The Criticality of Transportation in Disaster Relief and Humanitarian Operations

The new semester has begun and I am delighted to again be teaching my Humanitarian Logistics and Healthcare class at the Isenberg School of Management. As I mentioned in a previous post, I am also busy co-editing a volume on Dynamics of Disasters with two great colleagues.

A theme that is resonating time and time again with me when it comes to disaster relief and humanitarian operations is that of the criticality of transportation.

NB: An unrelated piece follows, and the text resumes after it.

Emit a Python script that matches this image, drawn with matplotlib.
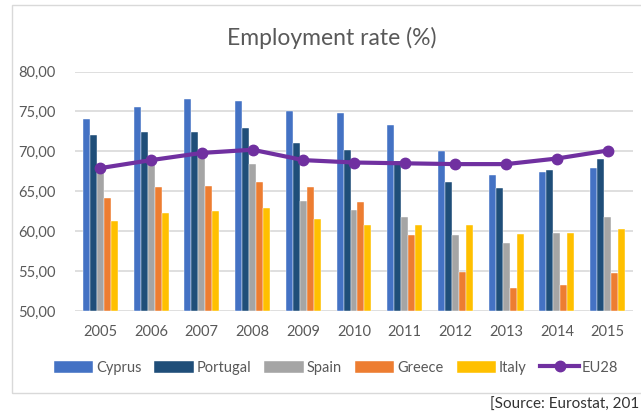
import matplotlib
matplotlib.use("Agg")
import matplotlib.pyplot as plt
import numpy as np
from matplotlib.ticker import FuncFormatter, MultipleLocator
from matplotlib.patches import Rectangle

years = ["2005", "2006", "2007", "2008", "2009", "2010", "2011", "2012", "2013", "2014", "2015"]
cyprus = [74.1, 75.6, 76.6, 76.3, 75.1, 74.8, 73.3, 70.0, 67.0, 67.4, 67.9]
portugal = [72.1, 72.4, 72.4, 72.9, 71.1, 70.2, 68.8, 66.2, 65.4, 67.6, 69.0]
spain = [67.4, 69.0, 69.5, 68.4, 63.8, 62.6, 61.8, 59.5, 58.5, 59.8, 61.8]
greece = [64.2, 65.5, 65.7, 66.2, 65.5, 63.6, 59.5, 54.9, 52.9, 53.2, 54.8]
italy = [61.3, 62.3, 62.5, 62.9, 61.5, 60.8, 60.8, 60.8, 59.6, 59.8, 60.3]
eu28 = [67.9, 68.9, 69.8, 70.2, 68.9, 68.6, 68.5, 68.4, 68.4, 69.1, 70.1]

bar_names = ["Cyprus", "Portugal", "Spain", "Greece", "Italy"]
bar_data = [cyprus, portugal, spain, greece, italy]
bar_colors = ["#4472C4", "#1F4E79", "#A5A5A5", "#ED7D31", "#FFC000"]
line_color = "#7030A0"

plt.rcParams['font.family'] = ['Lato', 'DejaVu Sans']

fig = plt.figure(figsize=(6.41, 4.13), dpi=100)
# outer chart border
fig.patches.append(Rectangle((12/641, 20/413), 640/641, 388/413, transform=fig.transFigure,
                             fill=False, edgecolor="#D9D9D9", linewidth=1.0))

ax = fig.add_axes([75/641, (413-311)/413, (633-75)/641, (311-71.5)/413])
x = np.arange(len(years))
w = 0.1375
bar_handles = []
for i, (name, vals, c) in enumerate(zip(bar_names, bar_data, bar_colors)):
    b = ax.bar(x + (i - 2) * w, np.array(vals) - 50, width=w, bottom=50, color=c,
               edgecolor="white", linewidth=0.3, label=name, zorder=2)
    bar_handles.append(b)
line, = ax.plot(x, eu28, color=line_color, linewidth=3, marker="o", markersize=7.5,
                label="EU28", zorder=3)

ax.set_xlim(-0.5, len(years) - 0.5)
ax.set_ylim(50, 80)
ax.yaxis.set_major_locator(MultipleLocator(5))
ax.yaxis.set_major_formatter(FuncFormatter(lambda v, p: f"{v:.2f}".replace(".", ",")))
ax.set_xticks(x)
ax.set_xticklabels(years)
ax.tick_params(axis="both", length=0, labelsize=10.5, colors="#595959")
ax.tick_params(axis="y", pad=14)
ax.tick_params(axis="x", pad=10)
for s in ax.spines.values():
    s.set_visible(False)
ax.grid(axis="y", color="#D9D9D9", linewidth=1.2, zorder=0)
ax.set_axisbelow(True)

fig.text(332/641, 1 - 38/413, "Employment rate (%)", ha="center", va="center",
         fontsize=16.5, color="#595959")

handles = bar_handles + [line]
labels = bar_names + ["EU28"]
leg = fig.legend(handles, labels, loc="center", bbox_to_anchor=(336/641, 1 - 368/413),
                 ncol=6, frameon=False, fontsize=10.5, handlelength=2.7, handleheight=0.9,
                 handletextpad=0.2, columnspacing=0.9, labelcolor="#595959")

fig.text(639/641, 1 - 405/413, "[Source: Eurostat, 201", ha="right", va="center",
         fontsize=11, color="#333333")

fig.savefig("out.png", dpi=100)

The below poster I have on my office door. It was prepared courtesy of the American Mathematical Society (AMS) when I was interviewed by Michael Breen for a Mathematical Moments podcast on my earlier research on humanitarian supply chains. The podcast can be accessed here.
Transportation is essential to disaster relief and humanitarian operations, which also includes recovery in the disaster management life cycle. Transportation is used in the evacuation of people, animals, etc., in anticipation of a disaster. It is fundamental to needs assessment at the disaster sites, once the disaster strikes, to determine the extent of casualties and survivors' demand for necessary relief supplies. It is even an essential component for supply collections from donors or places of procurement. Finally, transportation in often very challenging environments to points of demand can involve multiple different modes of transportation with great time pressures, followed by last mile deliveries. And, when it comes to recovery post a disaster, the removal of debris and detritus due to the sustained damage cannot happen without transportation, as well as the followup rebuilding. the former was a huge issue post the Haiti devastating earthquake of 2010, as vividly captured in a New York Times OpEd by our Georgia Tech operations research colleagues.

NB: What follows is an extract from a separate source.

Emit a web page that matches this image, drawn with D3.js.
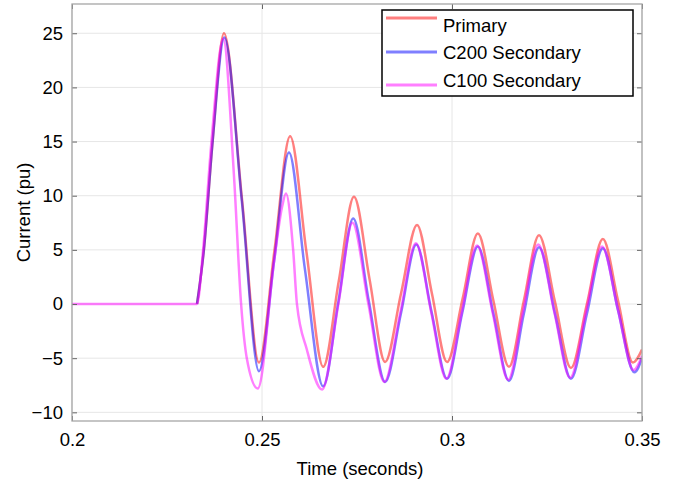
<html>
<script src="https://d3js.org/d3.v7.min.js"></script>
<style>
    body { margin: 0; background: white; }
    text { font-family: "Liberation Sans", Arial, sans-serif; fill: black; }
</style>
<body>
<svg id="chart"></svg>
<script>
    // tick values and labels
    var xTicks = [0.2, 0.25, 0.3, 0.35];
    var yTicks = [-10, -5, 0, 5, 10, 15, 20, 25];
    var seriesNames = ["Primary", "C200 Secondary", "C100 Secondary"];
    var seriesColors = ["red", "blue", "magenta"];

    // [time (s), current (pu)]
    var primary = [
        [0.2329, 0], [0.2347, 5], [0.2370, 15], [0.2400, 25],
        [0.2447, 9.8], [0.2492, -5.4], [0.2533, 5], [0.2574, 15.5],
        [0.2617, 4.8], [0.2661, -5.8], [0.2702, 2.1], [0.2742, 9.9],
        [0.2783, 2.3], [0.2824, -5.35], [0.2866, 1], [0.2908, 7.3],
        [0.2947, 1], [0.2987, -5.35], [0.3028, 0.5], [0.3068, 6.5],
        [0.3109, 0.3], [0.3150, -5.8], [0.3189, 0.3], [0.3229, 6.35],
        [0.3271, 0.2], [0.3313, -5.9], [0.3355, 0], [0.3397, 6.0],
        [0.3437, 0.3], [0.3476, -5.4], [0.3500, -4.2]
    ];
    var c200 = [
        [0.2329, 0], [0.2347, 5], [0.2370, 15], [0.2401, 24.6],
        [0.2447, 9.5], [0.2492, -6.2], [0.2532, 4], [0.2571, 14.0],
        [0.2613, 3.2], [0.2661, -7.6], [0.2701, 0.2], [0.2740, 7.9],
        [0.2781, 0.3], [0.2824, -7.2], [0.2866, -0.8], [0.2906, 5.5],
        [0.2946, -0.7], [0.2987, -6.9], [0.3027, -0.8], [0.3068, 5.3],
        [0.3109, -0.9], [0.3150, -7.1], [0.3189, -0.9], [0.3229, 5.25],
        [0.3271, -0.9], [0.3313, -6.9], [0.3355, -0.9], [0.3397, 5.15],
        [0.3437, -0.6], [0.3480, -6.3], [0.3500, -5.0]
    ];
    var c100 = [
        [0.2000, 0], [0.2329, 0], [0.2345, 5], [0.2367, 15], [0.2398, 24.5],
        [0.2426, 12], [0.2445, 0], [0.2460, -5], [0.2489, -7.8],
        [0.2532, 4], [0.2553, 9], [0.2563, 10.2], [0.2582, 5], [0.2592, 0],
        [0.2618, -4.2], [0.2658, -7.9], [0.2701, 0], [0.2738, 7.5],
        [0.2780, 0], [0.2822, -7.2], [0.2864, -0.8], [0.2905, 5.6],
        [0.2945, -0.7], [0.2985, -6.9], [0.3026, -0.7], [0.3066, 5.4],
        [0.3107, -0.8], [0.3148, -7.0], [0.3187, -0.7], [0.3227, 5.5],
        [0.3269, -0.7], [0.3311, -6.8], [0.3353, -0.7], [0.3395, 5.3],
        [0.3436, -0.4], [0.3478, -6.1], [0.3500, -4.8]
    ];
    var allSeries = [primary, c200, c100];

    var width = 687, height = 485;
    var plotLeft = 72, plotRight = 642, plotTop = 4, plotBottom = 421;
    var fontSize = "18.5px";

    var svg = d3.select("#chart")
        .attr("width", width)
        .attr("height", height);

    var x = d3.scaleLinear().domain([0.2, 0.35]).range([plotLeft, plotRight]);
    var y = d3.scaleLinear().domain([-10.8, 27.7]).range([plotBottom, plotTop]);

    // grid
    svg.append("g").selectAll("line")
        .data(xTicks)
        .enter().append("line")
        .attr("x1", d => x(d)).attr("x2", d => x(d))
        .attr("y1", plotTop).attr("y2", plotBottom)
        .attr("stroke", "#e6e6e6").attr("stroke-width", 1);
    svg.append("g").selectAll("line")
        .data(yTicks)
        .enter().append("line")
        .attr("x1", plotLeft).attr("x2", plotRight)
        .attr("y1", d => y(d)).attr("y2", d => y(d))
        .attr("stroke", "#e6e6e6").attr("stroke-width", 1);

    svg.append("clipPath").attr("id", "plotclip")
        .append("rect")
        .attr("x", plotLeft).attr("y", plotTop)
        .attr("width", plotRight - plotLeft).attr("height", plotBottom - plotTop);

    var line = d3.line()
        .x(d => x(d[0]))
        .y(d => y(d[1]))
        .curve(d3.curveMonotoneX);

    svg.append("g")
        .attr("clip-path", "url(#plotclip)")
        .selectAll("path")
        .data(allSeries)
        .enter().append("path")
        .attr("d", line)
        .attr("fill", "none")
        .attr("stroke", (d, i) => seriesColors[i])
        .attr("stroke-opacity", 0.5)
        .attr("stroke-width", 2.5);

    // axes (ticks inward, on all four sides)
    var fmtY = d => d < 0 ? "\u2212" + Math.abs(d) : d;
    svg.append("g")
        .attr("transform", "translate(" + plotLeft + ",0)")
        .call(d3.axisLeft(y).tickValues(yTicks).tickSizeInner(-5).tickSizeOuter(0).tickPadding(9).tickFormat(fmtY))
        .call(g => g.selectAll("text").style("font-size", fontSize).attr("font-family", "Liberation Sans, Arial, sans-serif"));
    svg.append("g")
        .attr("transform", "translate(" + plotRight + ",0)")
        .call(d3.axisRight(y).tickValues(yTicks).tickSizeInner(-5).tickSizeOuter(0).tickFormat(""));
    svg.append("g")
        .attr("transform", "translate(0," + plotBottom + ")")
        .call(d3.axisBottom(x).tickValues(xTicks).tickSizeInner(-5).tickSizeOuter(0).tickPadding(12).tickFormat(d => d))
        .call(g => g.selectAll("text").style("font-size", fontSize).attr("font-family", "Liberation Sans, Arial, sans-serif"));
    svg.append("g")
        .attr("transform", "translate(0," + plotTop + ")")
        .call(d3.axisTop(x).tickValues(xTicks).tickSizeInner(-5).tickSizeOuter(0).tickFormat(""));
    svg.selectAll(".domain").remove();
    svg.selectAll(".tick line").attr("stroke", "#666");

    svg.append("rect")
        .attr("x", plotLeft).attr("y", plotTop)
        .attr("width", plotRight - plotLeft).attr("height", plotBottom - plotTop)
        .attr("fill", "none").attr("stroke", "#a6a6a6").attr("stroke-width", 1.3);

    // axis labels
    svg.append("text")
        .attr("x", 360).attr("y", 475)
        .attr("text-anchor", "middle")
        .style("font-size", fontSize)
        .text("Time (seconds)");
    svg.append("text")
        .attr("transform", "translate(30," + (plotTop + plotBottom) / 2 + ") rotate(-90)")
        .attr("text-anchor", "middle")
        .style("font-size", fontSize)
        .text("Current (pu)");

    // legend
    var legend = svg.append("g");
    legend.append("rect")
        .attr("x", 382).attr("y", 10)
        .attr("width", 251).attr("height", 86)
        .attr("fill", "white").attr("stroke", "black").attr("stroke-width", 1.5);
    var legendLineY = [18, 52, 85];
    var legendTextY = [32, 59, 87];
    seriesNames.forEach(function (name, i) {
        legend.append("line")
            .attr("x1", 386).attr("x2", 437)
            .attr("y1", legendLineY[i]).attr("y2", legendLineY[i])
            .attr("stroke", seriesColors[i])
            .attr("stroke-opacity", 0.5)
            .attr("stroke-width", 2.8);
        legend.append("text")
            .attr("x", 443).attr("y", legendTextY[i])
            .style("font-size", fontSize)
            .text(name);
    });
</script>
</body>
</html>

Given the importance of transportation in this space there have arisen partnerships between private companies and  humanitarian organizations as well as the well-known Denton Program, for private U.S. citizens and organizations to use space available on U.S. military cargo planes to transport humanitarian goods to countries in need. I am delighted that one of the highlights of my class will include speakers from the Westover Base in Chicopee who will be discussing military logistics and the Denton Program.

My most recent study, Freight Service Provision for Disaster Relief: A Competitive Network Model with Computations, to appear in Dynamics of Disasters, I.S. Kotsireas, A. Nagurney, and P.M. Pardalos, Eds., Springer International Publishing Switzerland, focuses on freight service provision, under competition, for  disaster relief. Therein, I argue the importance of capturing nonlinearities associated with transportation in humanitarian operations to capture congestion as well as competition and even material convergence.